Lucca, die Wehrhafte
Lucca, nur zwanzig Kilometer von Pisa entfernt, hatte allen Grund sich nach aussen abzusichern. Rund um den Stadtkern führt eine 4’200 Meter lange Mauer mit ursprünglich drei Toren. Heute sind es sechs, der äussere Graben ist aufgeschüttet. Die Festungswälle sind stellenweise mehr als zehn Meter hoch, darüber eine mit Bäumen bepflanzte breite Promenade, die zum Spazieren einlädt. Der Bau der Mauer dauerte 100 Jahre, 1650 war sie fertig. Die Bäume darüber sollten bei Belagerungen als Holzreserve dienen. Auch wenn es keine Angriffe mehr gab, schützt die Mauer bis heute vor Überschwemmungen.
Lucca, die Stadtmauer von aussen bei der Porta Sant’Anna.
Lucca wurde auf einer Flussinsel am Serchio vermutlich von den Ligurern gegründet, in deren Sprache heisst «luk» sumpfiger Ort. Durch die Römer wurde die Stadt zum bedeutenden Handelszentrum, angelegt mit einem bis heute bestehenden quadratischen Strassennetz. Als freie Stadt war Lucca im Mittelalter berühmt für ihre Seidenstoffe, verarbeitete aber auch Wolle. Die Textilien erreichten sogar englische und französische Märkte.

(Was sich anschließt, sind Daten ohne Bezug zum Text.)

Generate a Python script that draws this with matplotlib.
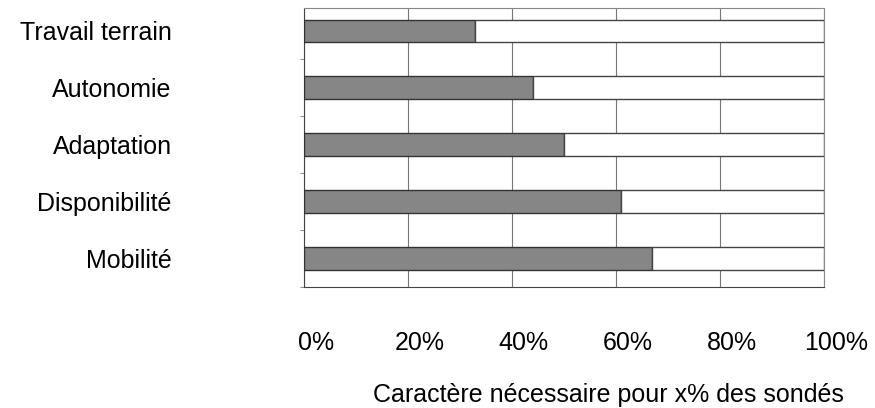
import matplotlib.pyplot as plt
import matplotlib.transforms as mtransforms
import numpy as np

plt.rcParams['font.family'] = ['Liberation Sans', 'DejaVu Sans']

# categories bottom to top
categories = ['Mobilité', 'Disponibilité', 'Adaptation', 'Autonomie', 'Travail terrain']
values = [67, 61, 50, 44, 33]  # % des sondés
xticks = [0, 20, 40, 60, 80, 100]

fig = plt.figure(figsize=(8.75, 4.08), dpi=100)
ax = fig.add_axes((0.347, 0.297, 0.595, 0.683))

y = np.arange(len(categories))
rest = [100 - v for v in values]
ax.barh(y, values, height=0.4, color='#868686', edgecolor='#333333', linewidth=1.0, zorder=3)
ax.barh(y, rest, left=values, height=0.4, color='white', edgecolor='#444444', linewidth=1.0, zorder=3)

ax.set_xlim(0, 100)
ax.set_ylim(-0.5, 4.4)
ax.set_xticks(xticks)
ax.set_xticklabels([f'{t}%' for t in xticks], fontsize=18)
ax.tick_params(axis='x', length=0, pad=32)
ax.grid(axis='x', color='#777777', linewidth=0.8, zorder=0)
# labels sit a little right of the gridlines in the original
shift = mtransforms.ScaledTranslation(12 / 100, 0, fig.dpi_scale_trans)
for lbl in ax.get_xticklabels():
    lbl.set_transform(lbl.get_transform() + shift)

ax.set_yticks(y)
ax.set_yticklabels(categories, fontsize=18, ha='right')
ax.tick_params(axis='y', length=0, pad=95)
ax.set_yticks(np.arange(-0.5, 4.5, 1.0), minor=True)
ax.tick_params(axis='y', which='minor', length=3, color='#777777')

for s in ['top', 'right']:
    ax.spines[s].set_color('#888888')
    ax.spines[s].set_linewidth(0.8)
for s in ['left', 'bottom']:
    ax.spines[s].set_color('#444444')

ax.set_xlabel('Caractère nécessaire pour x% des sondés', fontsize=18)
ax.xaxis.set_label_coords(0.585, -0.345)

plt.savefig('out.png', dpi=100)
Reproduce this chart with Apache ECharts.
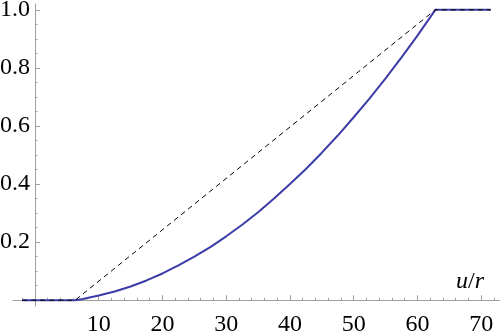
<!DOCTYPE html>
<html>
<head>
<meta charset="utf-8">
<script src="https://cdn.jsdelivr.net/npm/echarts@6/dist/echarts.min.js"></script>
<style>
  html, body { margin: 0; padding: 0; background: #fff; }
  #container { width: 500px; height: 332px; }
</style>
</head>
<body>
<div id="container"></div>
<script>
// data
var curveX = [-2, 6.3, 7.5, 10, 12.5, 15, 17.5, 20, 22.5, 25, 27.5, 30, 32.5, 35, 37.5, 40, 42.5, 45, 47.5, 50, 52.5, 55, 57.5, 60, 62.8, 71.5];
var curveY = [0, 0, 0.004, 0.016, 0.030, 0.047, 0.068, 0.092, 0.12, 0.15, 0.183, 0.22, 0.26, 0.303, 0.35, 0.40, 0.452, 0.508, 0.567, 0.63, 0.695, 0.764, 0.836, 0.911, 1, 1];
var dashX = [-2, 6.3, 62.8, 71.5];
var dashY = [0, 0, 1, 1];
var xMajor = [10, 20, 30, 40, 50, 60, 70];
var xMinor = [-2, 2, 4, 6, 8, 12, 14, 16, 18, 22, 24, 26, 28, 32, 34, 36, 38, 42, 44, 46, 48, 52, 54, 56, 58, 62, 64, 66, 68, 72];
var yMajor = [0.2, 0.4, 0.6, 0.8, 1.0];
var yMinor = [0.05, 0.1, 0.15, 0.25, 0.3, 0.35, 0.45, 0.5, 0.55, 0.65, 0.7, 0.75, 0.85, 0.9, 0.95];

function pairs(xs, ys) {
  var out = [];
  for (var i = 0; i < xs.length; i++) out.push([xs[i], ys[i]]);
  return out;
}

var axisGray = '#a0a0a0';
var font = '"Liberation Serif", "DejaVu Serif", serif';
var xMin = -3.45, xMax = 72.95, yMin = -0.02, yMax = 1.02;

var dom = document.getElementById('container');
var myChart = echarts.init(dom, null, { renderer: 'canvas' });
var option = {
  animation: false,
  grid: [
    // plot area
    { left: 13, right: 0, top: 4, bottom: 26, outerBoundsMode: 'none', containLabel: false },
    // only used for the y labels, its left edge sits at x = 0
    { left: 35, right: 0, top: 4, bottom: 26, outerBoundsMode: 'none', containLabel: false }
  ],
  xAxis: [
    {
      type: 'value', gridIndex: 0, min: xMin, max: xMax,
      axisLine: { show: true, onZero: true, lineStyle: { color: axisGray, width: 1 } },
      axisTick: { show: true, inside: true, length: 5, customValues: xMajor, lineStyle: { color: axisGray } },
      axisLabel: { customValues: xMajor, color: '#000', fontFamily: font, fontSize: 24, margin: 7 },
      splitLine: { show: false }
    },
    {
      type: 'value', gridIndex: 0, min: xMin, max: xMax, position: 'bottom',
      axisLine: { show: false, onZero: true },
      axisTick: { show: true, inside: true, length: 2.5, customValues: xMinor, lineStyle: { color: axisGray } },
      axisLabel: { show: false },
      splitLine: { show: false }
    },
    {
      type: 'value', gridIndex: 1, min: 0, max: 1, show: false
    }
  ],
  yAxis: [
    {
      type: 'value', gridIndex: 0, min: yMin, max: yMax,
      axisLine: { show: true, onZero: true, lineStyle: { color: axisGray, width: 1 } },
      axisTick: { show: true, inside: true, length: 5, customValues: yMajor, lineStyle: { color: axisGray } },
      axisLabel: { show: false },
      splitLine: { show: false }
    },
    {
      type: 'value', gridIndex: 0, min: yMin, max: yMax, position: 'left',
      axisLine: { show: false, onZero: true },
      axisTick: { show: true, inside: true, length: 2.5, customValues: yMinor, lineStyle: { color: axisGray } },
      axisLabel: { show: false },
      splitLine: { show: false }
    },
    {
      type: 'value', gridIndex: 1, min: yMin, max: yMax,
      axisLine: { show: false, onZero: false },
      axisTick: { show: false },
      axisLabel: { customValues: yMajor, color: '#000', fontFamily: font, fontSize: 24, margin: 5,
        formatter: function (v) { return v.toFixed(1); } },
      splitLine: { show: false }
    }
  ],
  graphic: [
    { type: 'text', left: 456, top: 270,
      style: {
        text: '{i|u}/{i|r}', fontFamily: font, fontSize: 24, fill: '#000',
        rich: { i: { fontFamily: font, fontStyle: 'italic', fontSize: 24 } }
      } }
  ],
  series: [
    {
      type: 'line', xAxisIndex: 0, yAxisIndex: 0, data: pairs(curveX, curveY), showSymbol: false,
      lineStyle: { color: '#3c3ca8', width: 2 }
    },
    {
      type: 'line', xAxisIndex: 0, yAxisIndex: 0, data: pairs(dashX, dashY), showSymbol: false,
      lineStyle: { color: '#000', width: 1, type: [5, 4] }
    }
  ]
};
myChart.setOption(option);
</script>
</body>
</html>
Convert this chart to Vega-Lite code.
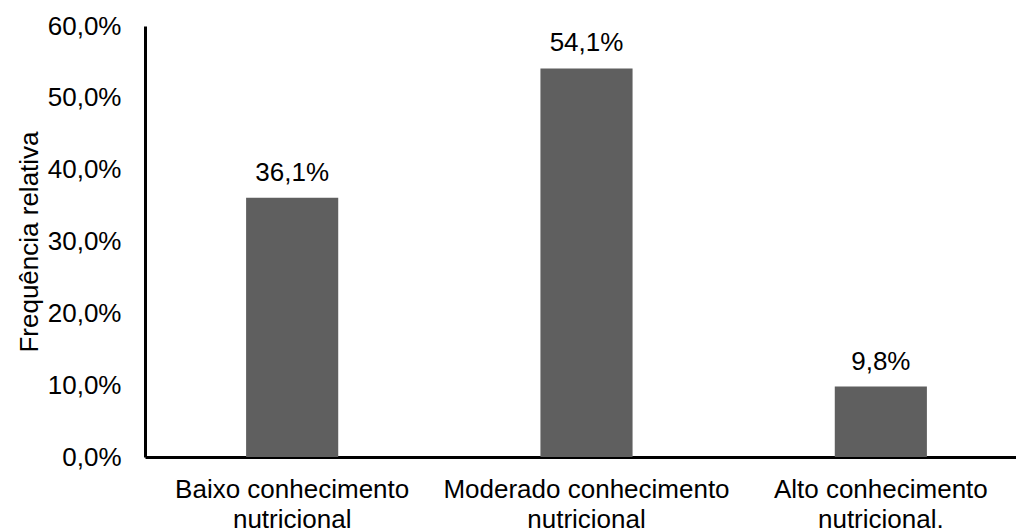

Lucca, die Piazza dell’ Anfiteatro wurde im Mittelalter auf dem Grundriss des römischen Amphitheaters errichtet.
Lucca ist eine überschaubare Stadt mit einem ovalen Hauptplatz über dem alten römischen Amphitheater. Umringt von Häusern, kleinen Läden und Strassencafés strahlt der Platz eine gemütliche Atmosphäre aus. Die Häuser wirken von aussen bescheiden, sollen aber im Inneren elegant ausgestattete Wohnungen haben. Das sei typisch für die Mentalität hier, meinte unsere Stadtführerin.
Malerei der Schulkinder zu Puccinis Oper «La Fanciulla del West» (Das Mädchen aus dem goldenen Westen).
Eine berühmte Persönlichkeit aus Lucca ist der Komponist Giacomo Puccini (1858-1924). Sein Geburtshaus ist heute ein Museum. Davor ehrt ihn eine Bronzestatue, sitzend mit der Zigarette in der Hand. Ebenso Bilder der Schulkinder mit Sujets aus seinen Opern, die sie auf geschlossene Rollos malen durften und die in der ganzen Stadt auftauchen.